Developers have successfully appealed after housing plans at Udny Green were turned down.

Claymore Homes challenged Aberdeenshire Council’s decision to refuse a nine-house project on land to the east of the primary school.

The proposals were in place of six previously approved as part of a development of 15 houses. They were given the go-ahead in relation to the scheme in October, 2006.

Following a site visit in June, Scottish Government Reporter Philip Hutchinson has allowed the appeal and granted full permission, subject to 12 conditions.

The housing application was rejected in March this year.

It was deferred at a meeting of Formartine Area Committee in November last year for the Udny Green Design Brief to be amended and the community council to be formally consulted on the brief.

It was further deferred by the committee in January when members did not agree the design brief.
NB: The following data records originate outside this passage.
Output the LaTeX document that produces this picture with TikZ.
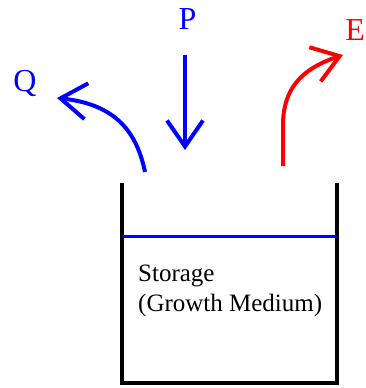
\documentclass[tikz,border=0pt]{standalone}
\usepackage{fontspec}
\setmainfont{Liberation Serif}
\usetikzlibrary{arrows.meta}
\definecolor{InClr}{rgb}{0,0,1}
\definecolor{OutClr}{rgb}{1,0,0}
\definecolor{TankClr}{rgb}{0,0,0}

\begin{document}
\begin{tikzpicture}[x=1pt,y=-1pt,
  flow/.style={line width=4pt,-{Straight Barb[length=26pt,width=36pt,line width=4pt]}},
  lbl/.style={inner sep=0pt,font=\fontsize{32}{36}\selectfont}]
\useasboundingbox (0,0) rectangle (366,388);

% tank
\coordinate (TL) at (122,183);
\coordinate (BL) at (122,383);
\coordinate (BR) at (337,383);
\coordinate (TR) at (337,183);
\coordinate (WL) at (122,236.5);
\coordinate (WR) at (337,236.5);
\draw[line width=4pt,color=TankClr] (TL) -- (BL) -- (BR) -- (TR);
\draw[line width=3.5pt,color=InClr] (WL) -- (WR);
\node[anchor=north west,inner sep=0pt,align=left,
  font=\fontsize{25}{30}\selectfont] (store) at (138,265)
  {Storage\\(Growth Medium)};

% labels
\node[lbl,anchor=base,text=InClr] (P) at (187.5,29) {P};
\node[lbl,anchor=base,text=InClr] (Q) at (25,91) {Q};
\node[lbl,anchor=base east,text=OutClr] (E) at (365,40) {E};

% flows
\coordinate (Pa) at (185,55);
\coordinate (Pb) at (185,150);
\coordinate (Qa) at (145,172);
\coordinate (Qb) at (57,98);
\coordinate (Ea) at (283,166);
\coordinate (Eb) at (343,55);
\draw[flow,color=InClr] (Pa) -- (Pb);
\draw[flow,color=InClr] (Qa) .. controls (136,128) and (112,104) .. (Qb);
\draw[flow,color=OutClr] (Ea) -- (283,125) .. controls (283,82) and (310,66) .. (Eb);

\end{tikzpicture}
\end{document}
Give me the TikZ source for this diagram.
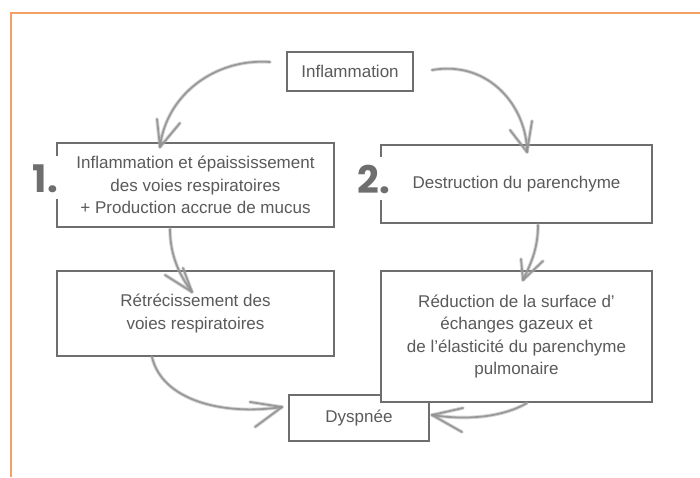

Planning officials had recommended refusal of the application.

In his written decision, Mr Hutchinson said the key issues were whether the change of house types and an extra three properties would be consistent with the development plan, and if not, whether other material considerations justified a development plan departure or alternatively refusal on some other basis.

He stated: “In my experience it is not remotely unusual for a site’s capacity to be expressed as an approximation at development plan stage.

“This is invariably well before detailed proposals are worked up, and a little latitude is not at all unusual by the time an application is determined.

“I agree that increases from six houses to nine, or from 15 houses to 18 probably lies at the limits of reasonable flexibility.

“However, I am not convinced that those limits would be crossed to a serious extent.”

Mr Hutchinson added that the layout had “little changed” from that which already has planning permission - a row of two-storey houses down the eastern side of the development.

He said: “The position of the estate road is physically fixed, leaving no credible scope for a significantly different layout or changes to individual house sites.”

The Reporter said he found the council’s reasons for refusal “untenable”.